[begin DATASET CONTENT]
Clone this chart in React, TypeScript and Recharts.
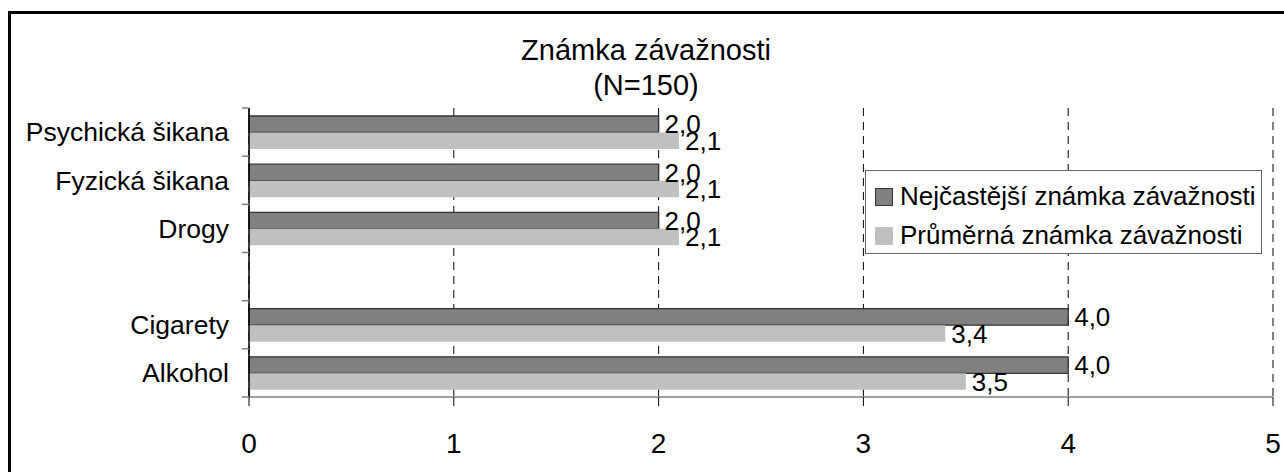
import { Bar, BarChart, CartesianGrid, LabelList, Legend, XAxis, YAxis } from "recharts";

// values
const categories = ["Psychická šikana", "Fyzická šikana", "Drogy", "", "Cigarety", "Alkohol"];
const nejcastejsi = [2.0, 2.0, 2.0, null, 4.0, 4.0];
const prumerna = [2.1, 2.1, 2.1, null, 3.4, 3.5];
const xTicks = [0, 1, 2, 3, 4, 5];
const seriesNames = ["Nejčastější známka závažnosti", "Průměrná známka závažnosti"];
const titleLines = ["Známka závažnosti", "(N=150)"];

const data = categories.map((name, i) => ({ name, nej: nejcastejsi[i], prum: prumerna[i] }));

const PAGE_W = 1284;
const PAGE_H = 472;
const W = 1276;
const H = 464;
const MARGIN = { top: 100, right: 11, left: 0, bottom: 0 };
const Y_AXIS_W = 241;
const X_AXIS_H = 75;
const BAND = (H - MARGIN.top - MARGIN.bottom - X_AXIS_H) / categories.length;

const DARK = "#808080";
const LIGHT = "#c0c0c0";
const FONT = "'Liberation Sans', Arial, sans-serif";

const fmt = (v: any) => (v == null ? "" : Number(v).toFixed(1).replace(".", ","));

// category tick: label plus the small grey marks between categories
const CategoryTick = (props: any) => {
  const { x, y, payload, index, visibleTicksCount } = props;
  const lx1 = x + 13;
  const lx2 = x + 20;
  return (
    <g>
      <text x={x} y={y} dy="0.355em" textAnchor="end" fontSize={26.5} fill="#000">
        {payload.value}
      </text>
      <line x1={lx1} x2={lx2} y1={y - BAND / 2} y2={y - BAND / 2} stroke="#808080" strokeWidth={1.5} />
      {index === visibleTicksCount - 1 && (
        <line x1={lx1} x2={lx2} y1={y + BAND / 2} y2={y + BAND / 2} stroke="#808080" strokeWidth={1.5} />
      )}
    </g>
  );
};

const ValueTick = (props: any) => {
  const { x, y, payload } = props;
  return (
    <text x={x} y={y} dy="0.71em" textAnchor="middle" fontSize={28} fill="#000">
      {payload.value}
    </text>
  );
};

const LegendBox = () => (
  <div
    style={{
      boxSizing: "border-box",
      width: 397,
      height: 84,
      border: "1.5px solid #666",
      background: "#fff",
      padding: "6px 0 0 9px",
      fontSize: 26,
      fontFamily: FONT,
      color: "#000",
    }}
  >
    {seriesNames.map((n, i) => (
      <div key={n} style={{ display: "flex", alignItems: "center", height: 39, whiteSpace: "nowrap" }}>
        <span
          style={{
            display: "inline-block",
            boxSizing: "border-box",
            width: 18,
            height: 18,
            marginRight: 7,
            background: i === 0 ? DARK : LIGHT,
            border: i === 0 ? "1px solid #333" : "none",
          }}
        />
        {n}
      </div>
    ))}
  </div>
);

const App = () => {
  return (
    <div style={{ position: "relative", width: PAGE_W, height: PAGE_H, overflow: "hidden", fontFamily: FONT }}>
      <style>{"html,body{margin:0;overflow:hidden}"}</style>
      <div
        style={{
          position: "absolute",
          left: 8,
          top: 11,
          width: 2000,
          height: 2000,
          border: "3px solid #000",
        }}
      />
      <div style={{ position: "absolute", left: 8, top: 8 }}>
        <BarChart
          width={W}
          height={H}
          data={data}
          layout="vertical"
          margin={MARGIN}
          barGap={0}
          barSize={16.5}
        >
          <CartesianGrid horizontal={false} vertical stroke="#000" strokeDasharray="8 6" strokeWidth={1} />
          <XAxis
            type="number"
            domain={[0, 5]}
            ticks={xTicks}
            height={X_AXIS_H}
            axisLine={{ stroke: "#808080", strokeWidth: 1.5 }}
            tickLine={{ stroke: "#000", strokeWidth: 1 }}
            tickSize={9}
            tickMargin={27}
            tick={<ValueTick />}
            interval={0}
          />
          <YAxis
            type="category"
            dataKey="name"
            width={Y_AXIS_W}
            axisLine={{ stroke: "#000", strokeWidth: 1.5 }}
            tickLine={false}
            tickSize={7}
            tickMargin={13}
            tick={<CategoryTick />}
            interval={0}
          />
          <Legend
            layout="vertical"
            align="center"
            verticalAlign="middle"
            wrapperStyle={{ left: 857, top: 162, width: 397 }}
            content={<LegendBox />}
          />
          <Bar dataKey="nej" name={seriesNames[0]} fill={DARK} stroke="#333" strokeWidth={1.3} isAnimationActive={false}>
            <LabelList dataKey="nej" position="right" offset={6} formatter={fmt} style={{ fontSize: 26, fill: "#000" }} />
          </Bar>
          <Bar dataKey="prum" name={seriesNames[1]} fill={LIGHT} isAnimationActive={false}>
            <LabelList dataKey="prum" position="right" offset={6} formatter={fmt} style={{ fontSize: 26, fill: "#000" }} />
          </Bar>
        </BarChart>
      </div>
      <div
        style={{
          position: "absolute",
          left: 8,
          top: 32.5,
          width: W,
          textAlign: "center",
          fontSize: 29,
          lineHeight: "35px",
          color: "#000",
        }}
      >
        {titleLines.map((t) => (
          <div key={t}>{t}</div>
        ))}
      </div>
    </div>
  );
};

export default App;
[end DATASET CONTENT]
▶ _GIVEN PROBLEM_:
Restate the listing above word for word, and skip the pictures.

▶ _SOLUTION_:
Clone this chart in React, TypeScript and Recharts.
import { Bar, BarChart, CartesianGrid, LabelList, Legend, XAxis, YAxis } from "recharts";

// values
const categories = ["Psychická šikana", "Fyzická šikana", "Drogy", "", "Cigarety", "Alkohol"];
const nejcastejsi = [2.0, 2.0, 2.0, null, 4.0, 4.0];
const prumerna = [2.1, 2.1, 2.1, null, 3.4, 3.5];
const xTicks = [0, 1, 2, 3, 4, 5];
const seriesNames = ["Nejčastější známka závažnosti", "Průměrná známka závažnosti"];
const titleLines = ["Známka závažnosti", "(N=150)"];

const data = categories.map((name, i) => ({ name, nej: nejcastejsi[i], prum: prumerna[i] }));

const PAGE_W = 1284;
const PAGE_H = 472;
const W = 1276;
const H = 464;
const MARGIN = { top: 100, right: 11, left: 0, bottom: 0 };
const Y_AXIS_W = 241;
const X_AXIS_H = 75;
const BAND = (H - MARGIN.top - MARGIN.bottom - X_AXIS_H) / categories.length;

const DARK = "#808080";
const LIGHT = "#c0c0c0";
const FONT = "'Liberation Sans', Arial, sans-serif";

const fmt = (v: any) => (v == null ? "" : Number(v).toFixed(1).replace(".", ","));

// category tick: label plus the small grey marks between categories
const CategoryTick = (props: any) => {
  const { x, y, payload, index, visibleTicksCount } = props;
  const lx1 = x + 13;
  const lx2 = x + 20;
  return (
    <g>
      <text x={x} y={y} dy="0.355em" textAnchor="end" fontSize={26.5} fill="#000">
        {payload.value}
      </text>
      <line x1={lx1} x2={lx2} y1={y - BAND / 2} y2={y - BAND / 2} stroke="#808080" strokeWidth={1.5} />
      {index === visibleTicksCount - 1 && (
        <line x1={lx1} x2={lx2} y1={y + BAND / 2} y2={y + BAND / 2} stroke="#808080" strokeWidth={1.5} />
      )}
    </g>
  );
};

const ValueTick = (props: any) => {
  const { x, y, payload } = props;
  return (
    <text x={x} y={y} dy="0.71em" textAnchor="middle" fontSize={28} fill="#000">
      {payload.value}
    </text>
  );
};

const LegendBox = () => (
  <div
    style={{
      boxSizing: "border-box",
      width: 397,
      height: 84,
      border: "1.5px solid #666",
      background: "#fff",
      padding: "6px 0 0 9px",
      fontSize: 26,
      fontFamily: FONT,
      color: "#000",
    }}
  >
    {seriesNames.map((n, i) => (
      <div key={n} style={{ display: "flex", alignItems: "center", height: 39, whiteSpace: "nowrap" }}>
        <span
          style={{
            display: "inline-block",
            boxSizing: "border-box",
            width: 18,
            height: 18,
            marginRight: 7,
            background: i === 0 ? DARK : LIGHT,
            border: i === 0 ? "1px solid #333" : "none",
          }}
        />
        {n}
      </div>
    ))}
  </div>
);

const App = () => {
  return (
    <div style={{ position: "relative", width: PAGE_W, height: PAGE_H, overflow: "hidden", fontFamily: FONT }}>
      <style>{"html,body{margin:0;overflow:hidden}"}</style>
      <div
        style={{
          position: "absolute",
          left: 8,
          top: 11,
          width: 2000,
          height: 2000,
          border: "3px solid #000",
        }}
      />
      <div style={{ position: "absolute", left: 8, top: 8 }}>
        <BarChart
          width={W}
          height={H}
          data={data}
          layout="vertical"
          margin={MARGIN}
          barGap={0}
          barSize={16.5}
        >
          <CartesianGrid horizontal={false} vertical stroke="#000" strokeDasharray="8 6" strokeWidth={1} />
          <XAxis
            type="number"
            domain={[0, 5]}
            ticks={xTicks}
            height={X_AXIS_H}
            axisLine={{ stroke: "#808080", strokeWidth: 1.5 }}
            tickLine={{ stroke: "#000", strokeWidth: 1 }}
            tickSize={9}
            tickMargin={27}
            tick={<ValueTick />}
            interval={0}
          />
          <YAxis
            type="category"
            dataKey="name"
            width={Y_AXIS_W}
            axisLine={{ stroke: "#000", strokeWidth: 1.5 }}
            tickLine={false}
            tickSize={7}
            tickMargin={13}
            tick={<CategoryTick />}
            interval={0}
          />
          <Legend
            layout="vertical"
            align="center"
            verticalAlign="middle"
            wrapperStyle={{ left: 857, top: 162, width: 397 }}
            content={<LegendBox />}
          />
          <Bar dataKey="nej" name={seriesNames[0]} fill={DARK} stroke="#333" strokeWidth={1.3} isAnimationActive={false}>
            <LabelList dataKey="nej" position="right" offset={6} formatter={fmt} style={{ fontSize: 26, fill: "#000" }} />
          </Bar>
          <Bar dataKey="prum" name={seriesNames[1]} fill={LIGHT} isAnimationActive={false}>
            <LabelList dataKey="prum" position="right" offset={6} formatter={fmt} style={{ fontSize: 26, fill: "#000" }} />
          </Bar>
        </BarChart>
      </div>
      <div
        style={{
          position: "absolute",
          left: 8,
          top: 32.5,
          width: W,
          textAlign: "center",
          fontSize: 29,
          lineHeight: "35px",
          color: "#000",
        }}
      >
        {titleLines.map((t) => (
          <div key={t}>{t}</div>
        ))}
      </div>
    </div>
  );
};

export default App;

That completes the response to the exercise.